Por eso la segmentación de la población en función de la vulnerabilidad, de la actividad, del contacto con el virus, permite que los ciudadanos sanos puedan trabajar, siempre con protección; que los trabajadores que desarrollen síntomas se queden en casa y, si es necesario acudan a los hospitales. La economía funcionaría a baja velocidad y el sistema sanitario no se colapsaría. Pero tras 30 días, la realización segmentada y masiva de test en España es un sueño.

En tercer lugar, creo que es fundamental que aceptemos que todos los gobiernos van a tener un aumento espectacular del gasto público. No porque estemos en una economía de guerra, afortunadamente. No se están destruyendo fábricas, carreteras, estaciones de tren o ciudades. Se le parece. Porque, aunque en diferente grado, las economías nacionales están paralizadas.

Las cadenas de valor están quebradas y habrá que hacer un esfuerzo para reactivar la economía y para ayudar a quienes se están quedando por el camino. Por eso, tal y como pedimos en el Manifiesto por un Estado Libre y de Derecho, creo que hay que ser muy rigurosos con el destino del gasto.

Hay que extremar la eficiencia de cada euro empleado. Eso implica reducir al máximo el gasto público espurio, desgrasar el pesado presupuesto que adolece de duplicación de partidas, que mantiene demasiados asesores externos, empresas nacionales deficitarias, organismos ineficientes, subvenciones cuyo objetivo es electoralista, etc.

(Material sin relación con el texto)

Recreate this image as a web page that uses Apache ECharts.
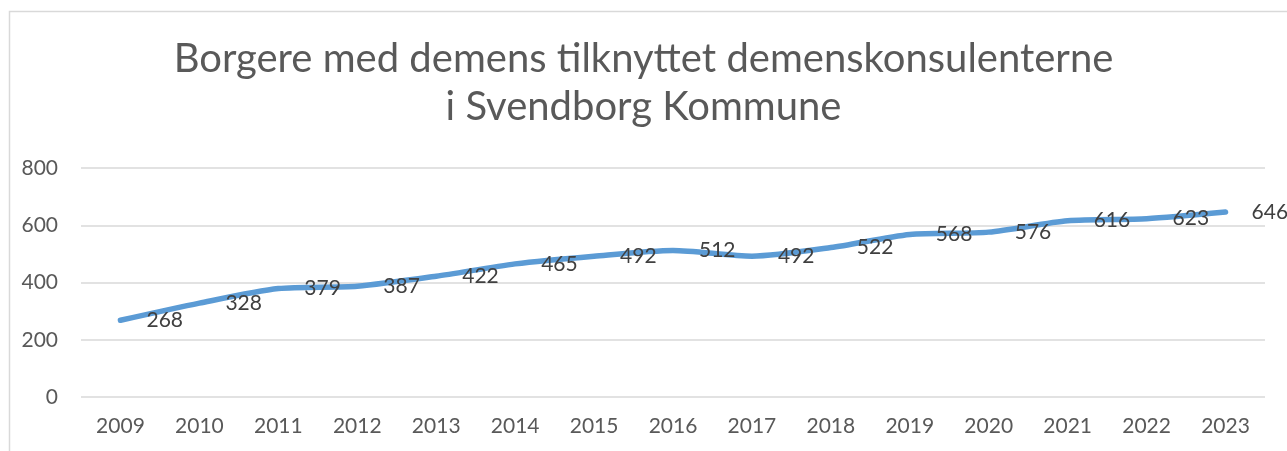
<!DOCTYPE html>
<html>
<head>
<meta charset="utf-8">
<script src="https://cdn.jsdelivr.net/npm/echarts@6/dist/echarts.min.js"></script>
<style>
  html, body { margin: 0; padding: 0; background: #fff; }
  #chart { width: 1287px; height: 451px; }
</style>
</head>
<body>
<div id="chart"></div>
<script>
// data
const years = ['2009', '2010', '2011', '2012', '2013', '2014', '2015', '2016',
    '2017', '2018', '2019', '2020', '2021', '2022', '2023'];
const citizens = [268, 328, 379, 387, 422, 465, 492, 512, 492, 522, 568, 576, 616, 623, 646];
const yTicks = [0, 200, 400, 600, 800];

const fontFamily = 'Lato, "Open Sans", sans-serif';

const chart = echarts.init(document.getElementById('chart'), null, { renderer: 'canvas' });

const option = {
    backgroundColor: '#fff',
    animation: false,
    title: {
        text: 'Borgere med demens tilknyttet demenskonsulenterne\ni Svendborg Kommune',
        left: 'center',
        top: 30,
        textStyle: {
            color: '#595959',
            fontFamily: fontFamily,
            fontSize: 40,
            fontWeight: 'normal',
            lineHeight: 48
        }
    },
    // chart frame (runs off the right and bottom edges)
    graphic: [{
        type: 'rect',
        shape: { x: 9.5, y: 11.5, width: 1400, height: 600 },
        style: { fill: 'none', stroke: '#d9d9d9', lineWidth: 1.5 },
        silent: true,
        z: -1
    }],
    grid: {
        left: 81,
        right: 22,
        top: 168,
        bottom: 54
    },
    xAxis: {
        type: 'category',
        data: years,
        boundaryGap: true,
        axisLine: { show: false },
        axisTick: { show: false },
        axisLabel: {
            color: '#595959',
            fontFamily: fontFamily,
            fontSize: 21,
            margin: 19
        }
    },
    yAxis: {
        type: 'value',
        min: yTicks[0],
        max: yTicks[yTicks.length - 1],
        interval: 200,
        axisLine: { show: false },
        axisTick: { show: false },
        splitLine: { lineStyle: { color: '#d9d9d9', width: 1.5 } },
        axisLabel: {
            color: '#595959',
            fontFamily: fontFamily,
            fontSize: 21,
            margin: 23
        }
    },
    series: [{
        name: 'Borgere',
        type: 'line',
        data: citizens,
        smooth: 0.25,
        symbol: 'circle',
        symbolSize: 2,
        showSymbol: true,
        itemStyle: { color: '#5B9BD5' },
        lineStyle: { color: '#5B9BD5', width: 5.5, cap: 'round', join: 'round' },
        label: {
            show: true,
            position: 'right',
            distance: 25,
            color: '#404040',
            fontFamily: fontFamily,
            fontSize: 21
        }
    }]
};

chart.setOption(option);
</script>
</body>
</html>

El politólogo y profesor milanés, Alberto Mingardi, publicaba recientemente un artículo en CapX, en el que proponía un bono lombardo. Su idea es muy interesante. Lombardía es la región más afectada por el Covid-19. También es la región más productiva de Italia desde hace décadas. Representa el 22% del PIB del país y la mayoría de las exportaciones italianas que, en el período 2008-2018 incrementaron casi un 17%.

Mingardi propone confiar en los creadores de riqueza, los buenos pagadores, en las economías afectadas pero con músculo suficiente como para aguantar el tirón. Si la Unión Europea respalda esta opción, que entraña mucho menor riesgo que un bono español, por ejemplo, no sería una mala salida. Yo animaría a comprar bonos lombardos. Por desgracia, las peticiones de los países de hábitos extractivos más que productivos, van por otro camino. La deuda va a lastrar nuestra economía si no cambiamos la mentalidad.

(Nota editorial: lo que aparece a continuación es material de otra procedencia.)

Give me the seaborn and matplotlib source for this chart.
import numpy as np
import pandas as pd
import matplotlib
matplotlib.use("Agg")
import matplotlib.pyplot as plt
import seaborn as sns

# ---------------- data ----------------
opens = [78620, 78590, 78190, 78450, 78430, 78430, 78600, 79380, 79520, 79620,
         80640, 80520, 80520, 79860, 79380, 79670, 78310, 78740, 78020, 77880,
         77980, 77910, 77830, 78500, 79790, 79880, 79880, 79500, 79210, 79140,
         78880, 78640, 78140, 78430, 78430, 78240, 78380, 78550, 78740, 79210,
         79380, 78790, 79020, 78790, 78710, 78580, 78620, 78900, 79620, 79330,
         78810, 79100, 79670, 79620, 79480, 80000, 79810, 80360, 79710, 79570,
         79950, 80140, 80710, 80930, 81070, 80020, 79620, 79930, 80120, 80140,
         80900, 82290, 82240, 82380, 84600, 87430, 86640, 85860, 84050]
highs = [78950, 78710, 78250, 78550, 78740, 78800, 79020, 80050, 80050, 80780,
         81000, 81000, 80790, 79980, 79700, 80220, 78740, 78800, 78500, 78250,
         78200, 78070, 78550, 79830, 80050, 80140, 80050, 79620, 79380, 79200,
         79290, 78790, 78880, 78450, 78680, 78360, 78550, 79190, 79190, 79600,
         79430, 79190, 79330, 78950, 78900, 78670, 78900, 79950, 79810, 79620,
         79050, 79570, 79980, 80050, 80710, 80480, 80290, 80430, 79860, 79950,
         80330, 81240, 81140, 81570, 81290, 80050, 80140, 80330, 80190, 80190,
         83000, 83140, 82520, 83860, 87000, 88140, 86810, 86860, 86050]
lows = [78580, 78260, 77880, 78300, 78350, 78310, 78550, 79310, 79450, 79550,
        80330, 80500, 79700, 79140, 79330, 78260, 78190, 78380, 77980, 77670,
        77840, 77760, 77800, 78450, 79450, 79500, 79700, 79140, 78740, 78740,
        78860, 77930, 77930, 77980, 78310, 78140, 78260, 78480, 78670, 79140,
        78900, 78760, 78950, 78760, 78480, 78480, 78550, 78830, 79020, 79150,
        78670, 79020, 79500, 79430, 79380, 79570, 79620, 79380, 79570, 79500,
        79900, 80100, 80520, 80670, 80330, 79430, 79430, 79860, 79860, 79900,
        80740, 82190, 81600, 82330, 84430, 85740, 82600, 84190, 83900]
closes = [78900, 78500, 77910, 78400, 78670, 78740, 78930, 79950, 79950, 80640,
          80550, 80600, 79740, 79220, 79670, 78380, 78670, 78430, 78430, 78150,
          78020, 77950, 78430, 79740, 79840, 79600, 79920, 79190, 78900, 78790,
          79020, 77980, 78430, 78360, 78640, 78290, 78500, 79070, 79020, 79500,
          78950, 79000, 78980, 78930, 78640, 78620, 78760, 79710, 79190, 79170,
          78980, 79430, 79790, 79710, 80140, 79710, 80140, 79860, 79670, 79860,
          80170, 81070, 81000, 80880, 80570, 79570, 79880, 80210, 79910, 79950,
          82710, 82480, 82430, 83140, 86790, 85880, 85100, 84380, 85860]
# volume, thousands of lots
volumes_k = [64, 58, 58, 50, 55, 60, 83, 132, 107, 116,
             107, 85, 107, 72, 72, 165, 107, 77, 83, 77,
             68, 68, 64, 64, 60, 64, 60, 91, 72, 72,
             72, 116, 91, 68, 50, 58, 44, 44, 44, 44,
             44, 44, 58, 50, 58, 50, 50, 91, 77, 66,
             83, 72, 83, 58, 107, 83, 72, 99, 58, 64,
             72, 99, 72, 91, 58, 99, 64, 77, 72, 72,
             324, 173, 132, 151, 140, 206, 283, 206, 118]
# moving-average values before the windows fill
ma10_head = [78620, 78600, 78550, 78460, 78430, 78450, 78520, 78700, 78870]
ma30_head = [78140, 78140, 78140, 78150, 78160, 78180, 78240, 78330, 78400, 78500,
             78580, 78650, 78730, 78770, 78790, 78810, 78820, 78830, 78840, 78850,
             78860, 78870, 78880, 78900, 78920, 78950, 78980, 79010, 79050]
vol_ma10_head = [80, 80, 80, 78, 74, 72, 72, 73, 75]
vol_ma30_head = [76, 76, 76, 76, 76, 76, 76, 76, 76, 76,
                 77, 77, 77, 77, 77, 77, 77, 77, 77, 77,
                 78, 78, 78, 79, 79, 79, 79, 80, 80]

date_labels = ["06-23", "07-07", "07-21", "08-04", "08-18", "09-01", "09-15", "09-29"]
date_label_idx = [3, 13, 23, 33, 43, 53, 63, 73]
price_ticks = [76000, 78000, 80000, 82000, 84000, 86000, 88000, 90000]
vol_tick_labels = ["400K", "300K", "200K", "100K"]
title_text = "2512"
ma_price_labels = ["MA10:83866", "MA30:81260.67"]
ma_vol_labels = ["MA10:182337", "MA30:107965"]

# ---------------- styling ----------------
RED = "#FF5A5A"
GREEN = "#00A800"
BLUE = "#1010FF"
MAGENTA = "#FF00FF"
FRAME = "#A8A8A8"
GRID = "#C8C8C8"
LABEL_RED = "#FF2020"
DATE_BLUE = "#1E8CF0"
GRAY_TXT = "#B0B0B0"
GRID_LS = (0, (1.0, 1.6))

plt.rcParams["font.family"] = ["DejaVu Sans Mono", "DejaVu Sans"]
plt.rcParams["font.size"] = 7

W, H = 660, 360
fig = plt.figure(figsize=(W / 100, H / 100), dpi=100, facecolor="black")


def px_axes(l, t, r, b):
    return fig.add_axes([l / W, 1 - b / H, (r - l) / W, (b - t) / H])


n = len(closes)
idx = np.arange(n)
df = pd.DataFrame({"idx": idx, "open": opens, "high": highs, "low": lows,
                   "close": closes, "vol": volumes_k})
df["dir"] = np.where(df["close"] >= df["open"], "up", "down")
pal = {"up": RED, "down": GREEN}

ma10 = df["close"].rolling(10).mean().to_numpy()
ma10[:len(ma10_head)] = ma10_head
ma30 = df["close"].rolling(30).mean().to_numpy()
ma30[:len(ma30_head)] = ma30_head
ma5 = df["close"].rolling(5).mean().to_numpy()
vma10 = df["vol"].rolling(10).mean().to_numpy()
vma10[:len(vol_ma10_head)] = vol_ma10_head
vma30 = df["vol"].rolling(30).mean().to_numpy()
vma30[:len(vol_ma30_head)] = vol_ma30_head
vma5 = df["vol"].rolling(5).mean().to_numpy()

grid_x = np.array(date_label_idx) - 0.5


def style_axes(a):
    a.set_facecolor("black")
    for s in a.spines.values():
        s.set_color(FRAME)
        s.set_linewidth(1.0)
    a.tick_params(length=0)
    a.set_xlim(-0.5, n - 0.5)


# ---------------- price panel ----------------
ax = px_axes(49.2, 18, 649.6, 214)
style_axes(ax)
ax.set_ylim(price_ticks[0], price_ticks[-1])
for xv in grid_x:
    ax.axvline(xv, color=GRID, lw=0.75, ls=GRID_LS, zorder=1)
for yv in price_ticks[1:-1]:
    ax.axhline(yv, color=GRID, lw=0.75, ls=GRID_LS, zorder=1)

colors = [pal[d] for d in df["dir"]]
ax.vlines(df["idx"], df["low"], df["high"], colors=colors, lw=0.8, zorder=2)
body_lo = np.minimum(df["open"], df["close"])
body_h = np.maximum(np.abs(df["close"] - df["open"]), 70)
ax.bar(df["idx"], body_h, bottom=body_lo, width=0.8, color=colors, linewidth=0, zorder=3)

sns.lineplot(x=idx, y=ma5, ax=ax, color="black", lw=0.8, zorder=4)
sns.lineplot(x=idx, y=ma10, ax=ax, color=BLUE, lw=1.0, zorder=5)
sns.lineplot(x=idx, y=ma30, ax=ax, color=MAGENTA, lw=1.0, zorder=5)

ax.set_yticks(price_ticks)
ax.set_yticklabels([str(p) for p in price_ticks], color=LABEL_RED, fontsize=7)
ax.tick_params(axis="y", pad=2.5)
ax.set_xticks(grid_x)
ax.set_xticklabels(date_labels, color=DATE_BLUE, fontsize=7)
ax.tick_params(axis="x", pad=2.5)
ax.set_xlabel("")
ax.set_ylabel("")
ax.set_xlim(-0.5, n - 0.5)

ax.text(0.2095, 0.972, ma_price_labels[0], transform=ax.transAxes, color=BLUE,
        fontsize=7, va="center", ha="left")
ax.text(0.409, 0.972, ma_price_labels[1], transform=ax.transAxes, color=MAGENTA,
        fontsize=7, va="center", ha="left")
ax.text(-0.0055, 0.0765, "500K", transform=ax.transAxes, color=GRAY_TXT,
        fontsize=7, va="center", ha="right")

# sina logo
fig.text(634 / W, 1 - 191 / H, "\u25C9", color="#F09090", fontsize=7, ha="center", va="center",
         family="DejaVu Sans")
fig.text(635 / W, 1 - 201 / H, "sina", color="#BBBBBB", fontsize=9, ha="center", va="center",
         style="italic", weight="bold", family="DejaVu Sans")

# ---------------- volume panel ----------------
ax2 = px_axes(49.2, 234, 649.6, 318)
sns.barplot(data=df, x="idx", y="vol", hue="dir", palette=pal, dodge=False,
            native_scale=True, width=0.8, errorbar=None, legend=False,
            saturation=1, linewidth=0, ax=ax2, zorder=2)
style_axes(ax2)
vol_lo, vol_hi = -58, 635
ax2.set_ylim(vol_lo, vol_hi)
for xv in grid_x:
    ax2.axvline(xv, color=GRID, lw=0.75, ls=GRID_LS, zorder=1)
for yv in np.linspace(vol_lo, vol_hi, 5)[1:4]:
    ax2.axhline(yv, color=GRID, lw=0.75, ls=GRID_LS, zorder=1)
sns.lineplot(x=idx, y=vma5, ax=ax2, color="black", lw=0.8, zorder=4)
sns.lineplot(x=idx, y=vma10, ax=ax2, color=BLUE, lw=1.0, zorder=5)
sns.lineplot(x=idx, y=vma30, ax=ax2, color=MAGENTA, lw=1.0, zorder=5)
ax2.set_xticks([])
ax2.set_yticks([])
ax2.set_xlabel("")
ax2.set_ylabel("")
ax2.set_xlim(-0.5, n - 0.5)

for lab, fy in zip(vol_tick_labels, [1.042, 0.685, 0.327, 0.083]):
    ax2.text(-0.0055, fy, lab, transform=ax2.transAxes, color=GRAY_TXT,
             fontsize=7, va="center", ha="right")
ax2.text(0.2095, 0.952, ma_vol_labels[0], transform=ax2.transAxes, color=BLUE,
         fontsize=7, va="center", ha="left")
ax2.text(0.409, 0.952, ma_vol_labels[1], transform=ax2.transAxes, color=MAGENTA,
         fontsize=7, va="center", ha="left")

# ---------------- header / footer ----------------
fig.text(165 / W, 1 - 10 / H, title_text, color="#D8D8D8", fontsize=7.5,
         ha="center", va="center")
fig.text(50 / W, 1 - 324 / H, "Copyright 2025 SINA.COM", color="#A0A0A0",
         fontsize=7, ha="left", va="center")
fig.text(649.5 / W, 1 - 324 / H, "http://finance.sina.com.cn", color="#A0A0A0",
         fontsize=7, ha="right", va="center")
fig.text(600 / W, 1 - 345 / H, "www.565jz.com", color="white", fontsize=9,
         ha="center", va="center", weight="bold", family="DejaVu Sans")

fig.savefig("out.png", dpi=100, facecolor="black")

Finalmente, hay que aprender de nuestro pasado. La recuperación económica más sobresaliente de nuestra historia reciente fue el Plan del 59, con sus luces y sus sombras.

La larga posguerra había destrozado la economía española. El control de precios, la nacionalización de las divisas, la inexistencia casi total de exportaciones, eran una muestra de la ruina de España. La nacionalización de las industrias más relevantes, representada en el INI, nos había dejado fuera de juego. Por eso, los aciertos del Plan del 59 fueron entre otros que se promovió la actividad empresarial, la inversión extranjera, aunque muy limitadamente, y se abrió un poquito la economía al exterior.

Se logró un ritmo de crecimiento del PIB inusitado y el afianzamiento de una clase media. Sin embargo, el Plan promovió el desarrollo de industrias generadoras de desempleo, e impidió que surgiera una clase empresarial sólida dispuesta a competir independientemente del poder estatal, no por falta de empresarios sino por exceso de control. La limitación a la creación de capitales propios y de entrada de capitales extranjeros, en principio para «proteger lo nuestro», fue nefasta.

No repitamos los errores pasados. Menos ahora en un mundo que, por fortuna, es global, para lo malo, pero también para lo bueno.